Remove your eggs from the refrigerator at least 30 minutes before you get started. Room-temperature eggs are crucial for adequate whipping and aeration. Separate the egg yolks from the whites as soon as you take them out of the refrigerator. They separate more easily when cold. Beat the room-temperature whites to stiff peaks, stopping once they are still glossy. Overbeating can cause them to dry out, leading to a collapsed soufflé. Gently fold the beaten egg whites into the soufflé mixture until just combined, then pour the mixture immediately into the prepared dish and place it in the oven right away to prevent the whites from deflating before cooking.
Preheating the oven to a high temperature is crucial, then lowering it as the recipe dictates. Use your fingertip, the edge of a folded paper towel, or the tip of a knife to remove any filling along the inside edge of the dish that could prevent the soufflé from rising straight up.

How do I store leftovers?
Although deflated, leftover spinach soufflé is equally delicious—hot or cold—the next day (and makes for a great take-to-work lunch). Allow leftovers to cool to room temperature, then refrigerate them in an airtight container for up to 3 days. You can also freeze the prepared soufflé after chilling in the fridge by wrapping it tightly in plastic wrap and then in foil. It will keep in the freezer for up to 2 months. Defrost it overnight in the refrigerator and reheat it in a 350°F oven until warm.

Serving suggestions
Enjoy your spinach soufflé with this refreshing Fruit Smoothie Recipe, or serve it with some fun Fruit Skewers. Add some Strawberry Scones or Gluten-Free Scones to round out a delicious brunch. This soufflé is equally good as a dinner side dish and is an excellent accompaniment to Salisbury Steak or Tuna Patties. If you like this recipe, try our Corn Soufflé.

Spinach Soufflé
Ingredients
- 2 tablespoons freshly grated Parmesan cheese for coating the dish
- 3 1/2 tablespoons unsalted butter plus extra, for greasing
- 1/2 small onion finely diced
- 3 tablespoons all-purpose flour
- 1 cup milk
- 3/4 teaspoon kosher salt
- 1/4 teaspoon black pepper
- 1/4 teaspoon freshly grated nutmeg
- 1/2 teaspoon garlic powder
- 1/2 teaspoon onion powder
- 4 large egg yolks
- 1 1/2 ounces shredded Gruyère cheese
- 10 ounces frozen spinach thawed and well-drained
- 1 ounce freshly grated Parmesan cheese
- 1/8 teaspoon cream of tartar
- 5 large egg whites
Instructions
- Preheat your oven to 400°F. Grease an 8×8-inch pan (with high sides) or a similar 2-quart baking dish with butter. Evenly sprinkle 2 tablespoons of Parmesan onto the bottom and sides of the dish to coat the butter.
- Melt 3 1/2 tablespoons of butter in a small saucepan over medium heat. Add the onion and cook until softened, about 3 minutes. Add all-purpose flour and cook, whisking constantly, until the floury taste is gone, about 1 minute.

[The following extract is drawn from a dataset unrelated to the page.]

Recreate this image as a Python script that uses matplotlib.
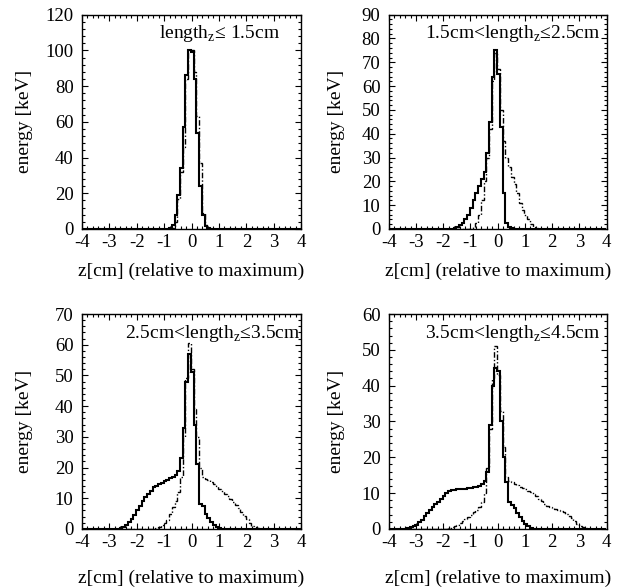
import numpy as np
import matplotlib
matplotlib.use("Agg")
import matplotlib.pyplot as plt
from matplotlib.ticker import MultipleLocator

plt.rcParams["font.family"] = ["Liberation Serif", "DejaVu Serif"]
plt.rcParams["mathtext.fontset"] = "custom"
plt.rcParams["mathtext.rm"] = "Liberation Serif"
plt.rcParams["axes.unicode_minus"] = False

# 80 bins of 0.1 cm, z relative to the maximum
z_edges = np.linspace(-4.02, 3.98, 81)

# each series: lower edge of first non-empty bin, then bin contents [keV]
p1_solid_from = -0.82
p1_solid = [0.5, 2, 8, 19, 34, 57, 86, 100, 99, 84, 54, 24, 8, 1.5, 0.3]
p1_dash_from = -0.72
p1_dash = [0.5, 4, 17, 32, 46, 84, 100, 100, 88, 63, 37, 9, 2, 0.5]

p2_solid_from = -1.62
p2_solid = [0.2, 0.7, 1.5, 2.5, 4, 6, 9, 12, 15, 18, 21, 24, 32, 45, 64, 75,
            65, 43, 15, 2.5, 0.8, 0.2]
p2_dash_from = -1.02
p2_dash = [0.2, 0.8, 2.5, 6, 12, 20, 30, 42, 62, 74, 67, 50, 37, 30, 26, 22,
           19, 15, 11, 8, 6, 4, 2, 0.7, 0.2]

p3_solid_from = -2.72
p3_solid = [0.1, 0.3, 0.7, 1.3, 2.2, 3.3, 4.5, 6, 7.5, 9, 10.5, 11.5, 12.5,
            13.5, 14, 14.5, 15, 15.5, 16, 16.5, 17, 17.5, 19, 23, 33, 48, 57,
            51, 34, 21, 8, 7.5, 5, 3.5, 2.2, 1.2, 0.6, 0.3, 0.1]
p3_dash_from = -1.32
p3_dash = [0.2, 0.6, 1.2, 2, 3, 5, 7, 9, 12, 17, 30, 49, 60.5, 52, 39, 30, 20,
           17, 16.3, 15.8, 15.3, 14.6, 13.9, 13, 12.2, 11.5, 10.7, 9.8, 8.8,
           7.8, 6.7, 5.5, 4.3, 3.1, 2, 1.1, 0.5, 0.2]

p4_solid_from = -3.42
p4_solid = [0.1, 0.2, 0.4, 0.8, 1.2, 1.9, 2.6, 3.5, 4.5, 5.4, 6.2, 6.9, 7.6,
            8.4, 9.3, 10, 10.5, 10.8, 10.9, 11, 11.1, 11.2, 11.2, 11.3, 11.4,
            11.6, 11.8, 12.1, 12.6, 13.5, 16, 29, 40, 45, 44, 30, 20, 13, 7.5,
            6.8, 5.8, 4.5, 3.2, 2.2, 1.3, 0.7, 0.3, 0.1]
p4_dash_from = -1.92
p4_dash = [0.1, 0.2, 0.5, 0.8, 1.2, 1.7, 2.2, 2.8, 3.4, 4, 4.6, 5.3, 6.2, 7.5,
           10, 17, 28, 42, 51, 43, 33, 23, 14.5, 13.5, 13, 12.6, 12.2, 11.8,
           11.4, 11, 10.6, 10.2, 9.7, 9.1, 8.4, 7.7, 7, 6.5, 6.1, 5.8, 5.5,
           5.2, 4.9, 4.6, 4.2, 3.7, 3.1, 2.3, 1.5, 0.9, 0.5, 0.2, 0.1]

labels = ["length$_\\mathrm{z}$≤ 1.5cm",
          "1.5cm<length$_\\mathrm{z}$≤2.5cm",
          "2.5cm<length$_\\mathrm{z}$≤3.5cm",
          "3.5cm<length$_\\mathrm{z}$≤4.5cm"]
y_max = [120, 90, 70, 60]
y_major = [20, 10, 10, 10]
y_minor = [4, 2, 2, 2]


def full(start, vals):
    h = np.zeros(len(z_edges) - 1)
    i0 = int(round((start - z_edges[0]) / 0.1))
    h[i0:i0 + len(vals)] = vals
    return h


panels = [(p1_solid_from, p1_solid, p1_dash_from, p1_dash),
          (p2_solid_from, p2_solid, p2_dash_from, p2_dash),
          (p3_solid_from, p3_solid, p3_dash_from, p3_dash),
          (p4_solid_from, p4_solid, p4_dash_from, p4_dash)]

fig = plt.figure(figsize=(6.3, 5.87), dpi=100)
rects = [[0.130, 0.610, 0.348, 0.365],
         [0.617, 0.610, 0.346, 0.365],
         [0.130, 0.099, 0.348, 0.366],
         [0.617, 0.099, 0.346, 0.366]]
text_x = [0.904, 0.972, 0.995, 0.972]

for k in range(4):
    ax = fig.add_axes(rects[k])
    s0, s, d0, d = panels[k]
    ax.stairs(full(d0, d), z_edges, color="black", lw=1.0,
              linestyle=(0, (4, 1.5, 1, 1.5)))
    ax.stairs(full(s0, s), z_edges, color="black", lw=1.5)

    ax.set_xlim(-4, 4)
    ax.set_ylim(0, y_max[k])
    ax.xaxis.set_major_locator(MultipleLocator(1))
    ax.xaxis.set_minor_locator(MultipleLocator(0.2))
    ax.yaxis.set_major_locator(MultipleLocator(y_major[k]))
    ax.yaxis.set_minor_locator(MultipleLocator(y_minor[k]))
    ax.tick_params(which="both", direction="in", top=True, right=True,
                   labelsize=13.5, width=0.8)
    ax.tick_params(which="major", length=4.5)
    ax.tick_params(which="minor", length=2.2)
    ax.tick_params(axis="x", pad=4)
    ax.tick_params(axis="y", pad=6)
    for sp in ax.spines.values():
        sp.set_linewidth(1.0)

    ax.set_ylabel("energy [keV]", fontsize=14)
    ax.yaxis.set_label_coords(-0.224 if k % 2 == 0 else -0.2, 0.5)
    ax.set_xlabel("z[cm] (relative to maximum)", fontsize=14,
                  labelpad=8 if k < 2 else 13)

    ax.text(text_x[k], 0.89, labels[k], transform=ax.transAxes,
            ha="right", va="baseline", fontsize=14)

fig.savefig("out.png", dpi=100)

- Continuously whisk while adding the milk until the flour dissolves. Then, stir in kosher salt, black pepper, freshly grated nutmeg, garlic powder, and onion powder. Bring the mixture to a simmer, stirring constantly for 2 to 4 minutes.
- Remove the saucepan from heat. Whisk in egg yolks one at a time, fully incorporating each before adding the next. Stir in the Gruyère, spinach, and 1 ounce Parmesan until well combined, ensuring that no large spinach clumps remain. Transfer the mixture to a large bowl.

- Separately, add cream of tartar to egg whites. Beat on medium speed until firm, glossy peaks form, 3 to 4 minutes.
- Transfer about 1/4 of the egg whites into the spinach mixture and stir until combined. Add the remaining egg whites and gently fold with a spatula until just combined with no large streaks. Transfer the mixture to the baking dish and smooth the top.

- Place the baking dish in the oven and lower the temperature to 375ºF. Bake for 30-40 minutes or until the soufflé is puffed, golden brown, and free of wet egg streaks. Avoid opening the oven door before it’s done. Serve immediately; it will begin to deflate.